After a walk to Andy Dirks, Vogelsong, with two out in the sixth, handed it off to The Freak, who has excitingly reinvented himself in the post-season as an important long-relief man. Lincecum appeared in his fifth game (one start) in this post-season. In 13 innings, he has allowed one earned run on three hits with two walks and 17 strikeouts. That's a 0.69 ERA.
“Right now the bullpen role is for the World Series, and that's my mindset,”Lincecum said. “I'm just going to be out there as a safety net kind of thing, and if I can pick up innings here and there in these games, that's what I'm there to do. As I said, I'm just fortunate that I've been able to come out on the top side of these, and fortunate to come out on the back side of wins.”
It can't get any simpler than it is right now for Leyland's team, heading into Game 4 on Sunday night. Win or go home. They beat the A's in one of those elimination games in Game 5 of the ALDS, but to do it four straight times. That's a different story. They are hitting .165 as a team in the Series.
A key in all Giants game this 2012 post-season has been getting on the scoreboard first. Teams scoring first in playoff games involving the Giants were 12-2 heading into the Game 3. Once again, it was the Giants opening the scoring against Tigers' righthander Anibal Sanchez.
The ever-intense Hunter Pence walked leading off the second inning, then stole second as Brandon Belt was called out on strikes. With the infield in, Gregor Blanco crushed a flyball to the base of the fence in straightaway centre field, racing around for a standup triple.
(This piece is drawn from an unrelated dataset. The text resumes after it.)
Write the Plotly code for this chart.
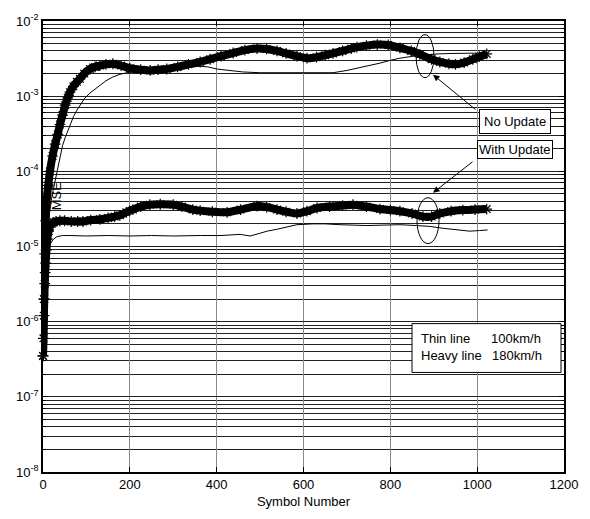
import plotly.graph_objects as go

# ---- data: MSE versus symbol number ----
# No Update, 180 km/h (heavy line)
nu_heavy_x = [0, 2, 4, 6, 8, 12, 16, 22, 28, 34, 39, 45, 51, 57, 62, 70, 78, 85, 95, 108,
              120, 131, 145, 161, 180, 200, 225, 247, 265, 285, 310, 335, 362, 385, 410,
              438, 465, 493, 515, 539, 560, 585, 608, 630, 650, 668, 690, 710, 723, 745,
              770, 795, 822, 848, 868, 895, 914, 935, 950, 970, 990, 1005, 1022]
nu_heavy_y = [3.5e-7, 2e-6, 8e-6, 2.2e-5, 3.8e-5, 6.5e-5, 1.0e-4, 1.6e-4, 2.3e-4, 3.1e-4,
              4.2e-4, 5.6e-4, 7.6e-4, 9.5e-4, 1.13e-3, 1.35e-3, 1.55e-3, 1.7e-3, 2.0e-3,
              2.3e-3, 2.45e-3, 2.55e-3, 2.65e-3, 2.7e-3, 2.55e-3, 2.35e-3, 2.25e-3, 2.2e-3,
              2.25e-3, 2.3e-3, 2.45e-3, 2.65e-3, 2.85e-3, 3.1e-3, 3.4e-3, 3.75e-3, 4.1e-3,
              4.3e-3, 4.25e-3, 4.0e-3, 3.7e-3, 3.4e-3, 3.2e-3, 3.3e-3, 3.5e-3, 3.7e-3,
              4.0e-3, 4.3e-3, 4.5e-3, 4.7e-3, 4.85e-3, 4.8e-3, 4.4e-3, 4.0e-3, 3.6e-3,
              3.1e-3, 2.85e-3, 2.7e-3, 2.65e-3, 2.8e-3, 3.1e-3, 3.35e-3, 3.65e-3]

# No Update, 100 km/h (thin line)
nu_thin_x = [0, 3, 6, 10, 14, 20, 28, 34, 39, 45, 51, 57, 62, 70, 78, 85, 95, 108, 120, 131,
             145, 161, 177, 193, 215, 240, 270, 300, 330, 362, 380, 400, 424, 460, 500, 539,
             580, 620, 668, 700, 725, 746, 776, 800, 822, 852, 880, 910, 940, 970, 1000, 1024]
nu_thin_y = [3e-7, 1.5e-6, 5e-6, 1.3e-5, 2.5e-5, 4.5e-5, 7.6e-5, 1.15e-4, 1.6e-4, 2.2e-4,
             2.8e-4, 3.5e-4, 4.2e-4, 5.3e-4, 6.5e-4, 7.6e-4, 9.2e-4, 1.1e-3, 1.25e-3, 1.4e-3,
             1.6e-3, 1.8e-3, 1.95e-3, 2.05e-3, 2.15e-3, 2.2e-3, 2.25e-3, 2.3e-3, 2.4e-3,
             2.5e-3, 2.45e-3, 2.3e-3, 2.2e-3, 2.1e-3, 2.05e-3, 2.05e-3, 2.05e-3, 2.05e-3,
             2.05e-3, 2.2e-3, 2.35e-3, 2.5e-3, 2.75e-3, 3.0e-3, 3.2e-3, 3.4e-3, 3.55e-3,
             3.65e-3, 3.7e-3, 3.7e-3, 3.7e-3, 3.75e-3]

# With Update, 180 km/h (heavy line)
wu_heavy_x = [0, 1, 2, 3, 4, 5, 6, 8, 10, 13, 16, 20, 25, 30, 39, 50, 65, 80, 92, 110, 131,
              150, 165, 177, 192, 207, 225, 246, 270, 300, 320, 345, 362, 390, 424, 455, 493,
              515, 539, 560, 585, 608, 631, 660, 690, 714, 745, 776, 800, 822, 850, 875, 895,
              914, 940, 967, 995, 1022]
wu_heavy_y = [3.5e-7, 6e-7, 1.2e-6, 2e-6, 3.2e-6, 4.5e-6, 6e-6, 9e-6, 1.25e-5, 1.6e-5,
              1.85e-5, 2.0e-5, 2.1e-5, 2.15e-5, 2.2e-5, 2.2e-5, 2.15e-5, 2.15e-5, 2.15e-5,
              2.25e-5, 2.3e-5, 2.4e-5, 2.5e-5, 2.6e-5, 2.85e-5, 3.1e-5, 3.4e-5, 3.6e-5,
              3.65e-5, 3.6e-5, 3.4e-5, 3.1e-5, 3.0e-5, 2.9e-5, 2.85e-5, 3.1e-5, 3.45e-5,
              3.35e-5, 3.1e-5, 2.9e-5, 2.75e-5, 2.95e-5, 3.25e-5, 3.4e-5, 3.5e-5, 3.6e-5,
              3.4e-5, 3.15e-5, 3.05e-5, 2.95e-5, 2.75e-5, 2.5e-5, 2.5e-5, 2.75e-5, 2.95e-5,
              3.05e-5, 3.1e-5, 3.15e-5]

# With Update, 100 km/h (thin line)
wu_thin_x = [0, 2, 4, 6, 8, 12, 16, 24, 32, 45, 62, 100, 150, 200, 250, 300, 362, 410, 454,
             477, 500, 516, 540, 562, 585, 622, 650, 684, 746, 790, 822, 860, 891, 920, 953,
             983, 1005, 1024]
wu_thin_y = [3e-7, 1e-6, 2.5e-6, 4.5e-6, 6.5e-6, 9e-6, 1.07e-5, 1.25e-5, 1.35e-5, 1.4e-5,
             1.4e-5, 1.38e-5, 1.4e-5, 1.38e-5, 1.4e-5, 1.38e-5, 1.4e-5, 1.4e-5, 1.45e-5,
             1.38e-5, 1.5e-5, 1.6e-5, 1.7e-5, 1.8e-5, 1.95e-5, 2.0e-5, 2.0e-5, 1.95e-5,
             1.9e-5, 1.93e-5, 1.95e-5, 1.9e-5, 1.85e-5, 1.75e-5, 1.66e-5, 1.6e-5, 1.63e-5,
             1.66e-5]

x_ticks = [0, 200, 400, 600, 800, 1000, 1200]
y_exponents = [-8, -7, -6, -5, -4, -3, -2]

# ---- plot frame in pixels (used to place boxes and callouts) ----
W, H = 590, 519
PL, PR, PT, PB = 43, 564, 14, 476


def sym_at(px):
    return (px - PL) / (PR - PL) * 1200


def logmse_at(py):
    return -2 - (py - PT) / (PB - PT) * 6


def mse_at(py):
    return 10 ** logmse_at(py)


fig = go.Figure()

thin_line = dict(color="black", width=1)
for xs, ys in [(nu_thin_x, nu_thin_y), (wu_thin_x, wu_thin_y)]:
    fig.add_trace(go.Scatter(x=xs, y=ys, mode="lines", line=thin_line,
                             showlegend=False, hoverinfo="skip"))

for xs, ys in [(nu_heavy_x, nu_heavy_y), (wu_heavy_x, wu_heavy_y)]:
    fig.add_trace(go.Scatter(
        x=xs, y=ys, mode="lines+markers",
        line=dict(color="black", width=8, shape="spline", smoothing=0.6),
        marker=dict(symbol="asterisk-open", size=9, color="black",
                    line=dict(color="black", width=1.2)),
        cliponaxis=False, showlegend=False, hoverinfo="skip"))

minor_vals = [k * 10.0 ** e for e in range(-8, -2) for k in range(2, 10)]

fig.update_layout(
    width=W, height=H, autosize=False,
    margin=dict(l=PL, r=W - PR, t=PT, b=H - PB, pad=0),
    paper_bgcolor="white", plot_bgcolor="white",
    font=dict(family="Liberation Sans, Arial, sans-serif", size=13, color="black"),
    xaxis=dict(
        range=[0, 1200], tickvals=x_ticks, ticktext=[str(v) for v in x_ticks],
        showgrid=True, gridcolor="#8a8a8a", gridwidth=1, zeroline=False,
        showline=True, linecolor="black", linewidth=1.5, mirror="ticks",
        ticks="inside", ticklen=5, tickcolor="black",
        tickfont=dict(size=13),
        title=dict(text="Symbol Number", font=dict(size=13), standoff=6),
    ),
    yaxis=dict(
        type="log", range=[-8, -2],
        tickvals=[10.0 ** e for e in y_exponents],
        ticktext=["10<sup>%d</sup>" % e for e in y_exponents],
        showgrid=True, gridcolor="#222222", gridwidth=1, zeroline=False,
        showline=True, linecolor="black", linewidth=1.5, mirror="ticks",
        ticks="inside", ticklen=5, tickcolor="black",
        tickfont=dict(size=13),
        minor=dict(tickvals=minor_vals, showgrid=True, gridcolor="#222222",
                   gridwidth=1, ticks="inside", ticklen=3, tickcolor="black"),
    ),
)

# y-axis label
fig.add_annotation(text="MSE", xref="paper", yref="paper",
                   x=(47 - PL) / (PR - PL), y=(PB - 193) / (PB - PT),
                   textangle=-90, showarrow=False, font=dict(size=13))

# ellipses marking the two groups of curves
for (x0, x1, y0, y1) in [(416, 434, 28, 72), (417, 439, 195, 242)]:
    fig.add_shape(type="circle", xref="x", yref="y",
                  x0=sym_at(x0), x1=sym_at(x1), y0=mse_at(y1), y1=mse_at(y0),
                  line=dict(color="black", width=1), layer="above")

# callout arrows
for (tx, ty, hx, hy) in [(477, 106, 433, 69), (474, 157, 433, 190)]:
    fig.add_annotation(text="", xref="x", yref="y", axref="x", ayref="y",
                       x=sym_at(hx), y=logmse_at(hy), ax=sym_at(tx), ay=logmse_at(ty),
                       showarrow=True, arrowhead=2, arrowsize=1.3, arrowwidth=1,
                       arrowcolor="black")

# callout boxes
fig.add_annotation(text="No Update", xref="x", yref="y",
                   x=sym_at(514.5), y=logmse_at(117), showarrow=False,
                   bgcolor="white", bordercolor="black", borderwidth=1, borderpad=4,
                   font=dict(size=13))
fig.add_annotation(text="With Update", xref="x", yref="y",
                   x=sym_at(515), y=logmse_at(145.5), showarrow=False,
                   bgcolor="white", bordercolor="black", borderwidth=1, borderpad=1,
                   font=dict(size=13))

# line-weight key
fig.add_shape(type="rect", xref="x", yref="y",
              x0=sym_at(412), x1=sym_at(561), y0=mse_at(374), y1=mse_at(324),
              line=dict(color="black", width=1), fillcolor="white", layer="above")
for (txt, px, py) in [("Thin line", 419, 339), ("100km/h", 489, 339),
                      ("Heavy line", 419, 357), ("180km/h", 490, 357)]:
    fig.add_annotation(text=txt, xref="x", yref="y", x=sym_at(px), y=logmse_at(py),
                       xanchor="left", yanchor="middle", showarrow=False,
                       font=dict(size=13))

fig.write_html("out.html")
With two outs, shortstop Brandon Crawford then looped a single in front of Austin Jackson that made the score 2-0. Given the efficiency of Vogelsong this post season, that made it huge advantage Giants.
For the game facing Vogelsong and company, the Tigers were 0-for-4 with runners-in-scoring-position, including grounded-into-double-plays by Prince Fielder and Berry and a strikeout.
The Tigers have lost six World Series games in a row dating back to Game 3 of 2006.